From Table 3, it can be observed that among the frequent pattern mining techniques, FP-Growth proved to be the best algorithm in terms of execution time as well as memory usage for all the dense data sets: Zoo, Lymph and Mushroom. The performance of FP-Growth in case of sparse data sets is not very convincing. Its performance in case of sparse data sets can be enhanced by adopting some mechanism to make the FP-Tree structure more compact or using any other supporting data structure for storing the patterns. For the sparse data sets: Retail, T10I4D100K and T40I10D100K performance of H-Mine is the best among all the frequent pattern mining techniques. To improve its performance in case of dense data sets, it is beneficial to swap its queue data structure to FP-tree since FP-tree’s compression by common prefix path sharing and then mining on the compressed structures will be more efficient compared to the queue data structure. Among the closed frequent pattern mining techniques, FP-Close emerged as the best algorithm in terms of execution time while the performance of CLOSET was identified to be the best in terms of memory usage for the dense data sets. Performance of FPClose in terms of memory usage can be improved if it avoids retaining the FCI’s at every pass. For the sparse data sets, CHARM was the clear winner in terms of both execution time and memory usage. Only in case of Retail data set, performance of LCM was found to be slightly better than CHARM. Among the maximal frequent pattern mining techniques, FPMax was the best algorithm in terms of execution time and memory usage for all the dense data sets while GenMax emerged as the best algorithm for all the sparse data sets. RP-Tree proved to be the best algorithm among the rare pattern mining techniques for dense data sets and Apriori Rare demonstrated the best performance for sparse data sets in terms of both execution time and memory usage. Performance of RP-Tree can be improved for sparse data sets by employing additional data structures for pattern storage or by compressing the size of the tree structure used. Apriori Rare on the other hand, needs to employ data structures that can guarantee limited storage space for the patterns generated in order to handle the dense data sets efficiently.

Threats to validity

In order to gauge the quality of work, it is necessary to consider the threats to validity of the study [5]. This section discusses the threats to validity of this study. The following threats to validity of the study need to be considered:

  1. (a)

    Threshold range: The results of study and the performance of algorithms are completely dependent on the value of support thresholds used. The range of values chosen for support thresholds are user defined and change in values might affect the final results of the study.

  2. (b)

    Data set reliability: The data sets used in this study are the ones widely used by the techniques considered for experimentation. The results obtained and the behavior of algorithms might vary from one data set to other depending on the data set characteristics. It might be possible that the findings may vary for some data sets not being used in the study.

  3. (c)

    Limited data sample size: Due to hardware and software limitations, the data sets considered are not very large. Larger data sets could undermine the validity of the results obtained in this study.

  4. (d)

    Lack of good descriptive statistics: The results shown in this study are basically the average of observed results or average of multiple runs. However, measure of variation of the observed results, such as their standard deviation, minmax range or a box-plot, are not presented as the study is primarily based on experimental evaluation.

  5. (e)

    Lack of discussion on code instrumentation: The publicly available source code or implementations used in the experiments may hide specific tweaks or instrumentations to favor certain instances or algorithms, thus influencing the observed results.

  6. (f)

    Lack of evaluations for instances of growing size and complexity: The algorithms considered for evaluation in this study may have been designed to handle data sets that may vary in size and complexity. The evaluation of the algorithms should have been done across a breadth of problem instances, both varying in size and complexity, to provide an assessment on their limits to handle different instances.

Conclusion

Through this paper, we attempted to provide a structural and analytical comparative scrutiny of some of the widely referenced pattern mining techniques for guiding the researchers in making the most appropriate selection for data analysis using pattern mining. The prime focus of this comparative study is to enable the researchers gain an insight into the performance and respective pros and cons of the fundamental pattern mining techniques through a detailed theoretical and empirical analysis.

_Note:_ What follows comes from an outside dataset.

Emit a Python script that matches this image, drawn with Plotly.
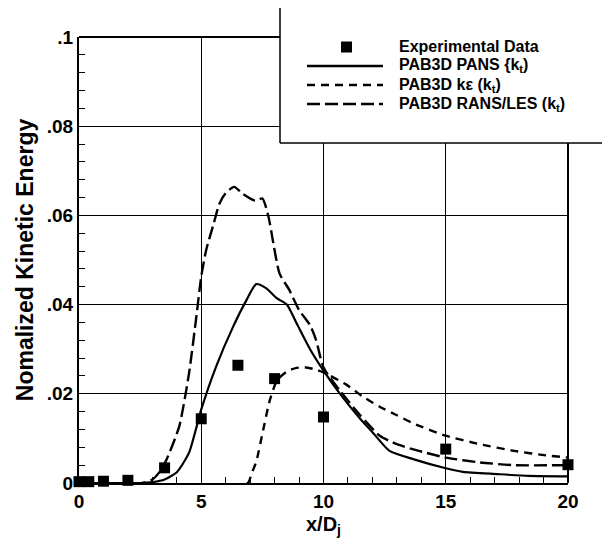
import plotly.graph_objects as go

# ---------------- data ----------------
exp_x = [0, 0.4, 1, 2, 3.5, 5, 6.5, 8, 10, 15, 20]
exp_y = [0.0003, 0.0003, 0.0004, 0.0006, 0.0034, 0.0144, 0.0264, 0.0234, 0.0148, 0.0076, 0.0041]

pans_x = [0, 2.5, 3.0, 3.5, 4.0, 4.5, 5.0, 5.6, 6.3, 6.85, 7.25, 7.65, 8.1, 8.5, 8.9,
          9.45, 10, 10.7, 11.5, 12.0, 12.7, 13.7, 15, 15.7, 17.1, 18.4, 20]
pans_y = [0, 0, 0.0002, 0.0008, 0.0024, 0.0068, 0.0165, 0.026, 0.035, 0.041, 0.0446,
          0.0437, 0.0414, 0.040, 0.0358, 0.030, 0.0252, 0.0198, 0.0144, 0.0114, 0.0072,
          0.0053, 0.0033, 0.0025, 0.002, 0.0016, 0.0015]

ke_x = [0, 6.9, 7.05, 7.25, 7.5, 7.8, 8.1, 8.5, 8.9, 9.3, 9.7, 10, 10.95, 11.6, 12.3,
        13, 13.7, 15, 16.4, 17.8, 19.1, 20]
ke_y = [0, 0, 0.002, 0.0048, 0.011, 0.0185, 0.023, 0.025, 0.0258, 0.0259, 0.0254,
        0.0248, 0.022, 0.0194, 0.0171, 0.0152, 0.0133, 0.0106, 0.0087, 0.0072, 0.0062, 0.0057]

rl_x = [0, 2.6, 3.0, 3.3, 3.6, 4.1, 4.5, 4.8, 5.0, 5.2, 5.5, 5.75, 6.0, 6.35, 6.7, 7.2,
        7.5, 7.75, 7.95, 8.2, 8.6, 9.0, 9.45, 9.7, 10, 10.7, 11.5, 12.3, 13, 13.9, 15,
        16.4, 17.8, 20]
rl_y = [0, 0, 0.0008, 0.0025, 0.0055, 0.0127, 0.0246, 0.0373, 0.0463, 0.0522, 0.058,
        0.0627, 0.065, 0.0664, 0.0648, 0.0633, 0.0638, 0.0597, 0.0537, 0.047, 0.0433,
        0.0388, 0.0354, 0.032, 0.0259, 0.0205, 0.0152, 0.0106, 0.0087, 0.0072, 0.0057,
        0.0046, 0.004, 0.004]

series_names = ["Experimental Data", "PAB3D PANS {k<sub>t</sub>)",
                "PAB3D kε (k<sub>t</sub>)", "PAB3D RANS/LES (k<sub>t</sub>)"]

x_ticks = [0, 5, 10, 15, 20]
x_ticklabels = ["0", "5", "10", "15", "20"]
y_ticks = [0, 0.02, 0.04, 0.06, 0.08, 0.1]
y_ticklabels = ["0", ".02", ".04", ".06", ".08", ".1"]

# ---------------- figure ----------------
# page body has an 8px margin, so the figure is shrunk by 8px and margins adjusted
OFF = 8
W, H = 610 - OFF, 548 - OFF
PL, PR, PT, PB = 79, 568, 37, 483          # plot area in page pixels
ML, MR, MT, MB = PL - OFF, 610 - PR, PT - OFF, 548 - PB
PW, PH = PR - PL, PB - PT

FONT = "Liberation Sans, Arial, sans-serif"
KE_DASH = "8px,6px"
RL_DASH = "13px,5px"

fig = go.Figure()
fig.add_trace(go.Scatter(x=pans_x, y=pans_y, mode="lines", name=series_names[1],
                         line=dict(color="black", width=2.2, shape="spline", smoothing=0.6),
                         showlegend=False))
fig.add_trace(go.Scatter(x=ke_x, y=ke_y, mode="lines", name=series_names[2],
                         line=dict(color="black", width=2.4, dash=KE_DASH, shape="spline", smoothing=0.6),
                         showlegend=False))
fig.add_trace(go.Scatter(x=rl_x, y=rl_y, mode="lines", name=series_names[3],
                         line=dict(color="black", width=2.4, dash=RL_DASH, shape="spline", smoothing=0.6),
                         showlegend=False))
fig.add_trace(go.Scatter(x=exp_x, y=exp_y, mode="markers", name=series_names[0],
                         marker=dict(symbol="square", size=11, color="black"),
                         showlegend=False, cliponaxis=False))

tickfont = dict(family=FONT, size=19, color="black", weight="bold")

fig.update_layout(
    width=W, height=H,
    margin=dict(l=ML, r=MR, t=MT, b=MB),
    paper_bgcolor="white", plot_bgcolor="white",
    font=dict(family=FONT, color="black"),
    xaxis=dict(
        range=[0, 20], tickvals=x_ticks, ticktext=x_ticklabels,
        showgrid=True, gridcolor="black", gridwidth=1,
        showline=True, linecolor="black", linewidth=2, mirror=False,
        ticks="inside", ticklen=8, tickcolor="black", tickwidth=1,
        minor=dict(dtick=1, ticks="inside", ticklen=6, tickcolor="black", tickwidth=1, showgrid=False),
        tickfont=tickfont, zeroline=False,
        title=dict(text="x/D<sub>j</sub>", font=dict(size=20, weight="bold", family=FONT), standoff=6),
    ),
    yaxis=dict(
        range=[0, 0.1], tickvals=y_ticks, ticktext=y_ticklabels,
        showgrid=True, gridcolor="black", gridwidth=1,
        showline=True, linecolor="black", linewidth=2, mirror=False,
        ticks="inside", ticklen=8, tickcolor="black", tickwidth=1,
        minor=dict(dtick=0.004, ticks="inside", ticklen=6, tickcolor="black", tickwidth=1, showgrid=False),
        tickfont=tickfont, zeroline=False,
        title=dict(text="Nomalized Kinetic Energy", font=dict(size=23, weight="bold", family=FONT),
                   standoff=7),
    ),
)

# ---------------- frame + legend box (manual) ----------------
def px(xp):
    return (xp - PL) / PW

def py(yp):
    return (PB - yp) / PH

BOX_L, BOX_R, BOX_T, BOX_B = 280, 609, 4, 143
edge = dict(color="black", width=1.5)
shapes = [
    # top and right frame lines, only where the legend box does not cover them
    dict(type="line", xref="paper", yref="paper", x0=0, x1=px(BOX_L), y0=1, y1=1,
         line=dict(color="black", width=2), layer="above"),
    dict(type="line", xref="paper", yref="paper", x0=1, x1=1, y0=0, y1=py(BOX_B),
         line=dict(color="black", width=2), layer="above"),
    # legend box: white fill + left/top/bottom edges
    dict(type="rect", xref="paper", yref="paper", x0=px(BOX_L), x1=px(BOX_R),
         y0=py(BOX_B), y1=py(BOX_T), fillcolor="white", line=dict(width=0), layer="above"),
    dict(type="line", xref="paper", yref="paper", x0=px(BOX_L), x1=px(BOX_L),
         y0=py(BOX_B), y1=py(BOX_T), line=edge, layer="above"),
    dict(type="line", xref="paper", yref="paper", x0=px(BOX_L), x1=px(BOX_R),
         y0=py(BOX_B), y1=py(BOX_B), line=edge, layer="above"),
    dict(type="line", xref="paper", yref="paper", x0=px(BOX_L), x1=px(BOX_R),
         y0=py(BOX_T), y1=py(BOX_T), line=edge, layer="above"),
]
row_y = [47, 66, 85, 104]
shapes.append(dict(type="rect", xref="paper", yref="paper",
                   x0=px(341), x1=px(352), y0=py(row_y[0] + 5.5), y1=py(row_y[0] - 5.5),
                   fillcolor="black", line=dict(width=0), layer="above"))
line_styles = [dict(color="black", width=2.4),
               dict(color="black", width=2.6, dash=KE_DASH),
               dict(color="black", width=2.6, dash=RL_DASH)]
for i, ls in enumerate(line_styles):
    shapes.append(dict(type="line", xref="paper", yref="paper",
                       x0=px(307), x1=px(383), y0=py(row_y[i + 1]), y1=py(row_y[i + 1]),
                       line=ls, layer="above"))
fig.update_layout(shapes=shapes)

for i, name in enumerate(series_names):
    fig.add_annotation(xref="paper", yref="paper", x=px(397), y=py(row_y[i]),
                       text=name, showarrow=False, xanchor="left", yanchor="middle",
                       font=dict(size=16, weight="bold", color="black", family=FONT))

fig.write_html("out.html")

Initially, we provide a structural classification of the pattern mining techniques in four different categories based upon the type of itemsets generated and a theoretical comparison of all these algorithms specifying their merits and demerits. To gauge the performance of the concerned algorithms, we presented an empirical analysis based on several decisive parameters. We performed experiments using three real and three synthetic benchmark data sets. Both dense and sparse data sets have been considered for analyzing the behavior of the algorithms under different data characteristics. The performance is analyzed based upon the execution time invested, amount of memory consumed and the number of itemsets generated by the algorithms.

None of the algorithm however, can be termed the best in its category for all data characteristics under different conditions. The selection of an algorithm in a particular category depends upon the characteristic of data and the requirement of user. There are certain challenging issues faced by the algorithms in each category that affects their performance. Among the frequent pattern mining techniques, Apriori, Apriori TID and ECLAT suffers from the drawback of huge execution time and memory consumption due to their approach of levelwise search in finding the frequent itemsets. H-Mine despite being less expensive in terms of execution time and memory consumption, is only suitable for sparse data sets. FP-Growth is the winner among all when it comes to dense data sets, but for large data sets the FP-Tree structure might not get accommodated in main memory. For the closed frequent pattern mining techniques, the variant of FP-Growth, FPClose suffers from the same drawback. Apriori Close on the other hand, proves to be costly while mining long patterns. LCM and CLOSET does not work well at lower support thresholds while CHARM fails to show good performance at higher support thresholds. Maximal frequent pattern mining technique Max-Miner suffers from the same drawback of high execution time and memory consumption like other levelwise search approaches. FPMax is not suitable for large data sets as the generated FP-Tree may not fit into main memory. MAFIA and GenMax perform expensive bit vector operations due to which they are not suitable for databases having short itemsets. Among the rare pattern mining techniques, MS Apriori expends huge execution time and memory and also requires the identification of an extra parameter \(\beta \) to identify the rare itemsets. Apriori Inverse and Apriori Rare can generate only the minimal rare itemsets. ARIMA despite generating the complete set of rare itemsets, proves to be costly in terms of execution time and memory usage. RP-Tree being a tree based approach performed better than all the algorithms, but cannot generate the complete set of rare itesmets.

The experimental study indicates that performance of the algorithms is greatly affected by the characteristics of data sets used. An in depth study of the data set characteristics can be an important aspect of research in the field of pattern mining. To better understand the behavior of algorithms, a structural characterization of the data sets need to be done beyond the number of transactions/items, the average transaction size or the density. It has been further observed that average transaction length and average pattern length are some other factors that have an important impact on algorithm performances. In this regard, an important research direction would be to perform a detailed analysis of how and why these factors affect the performances of algorithms. Finding effective and costless metrics to analyze the performance of algorithms can be another future perspective to work on.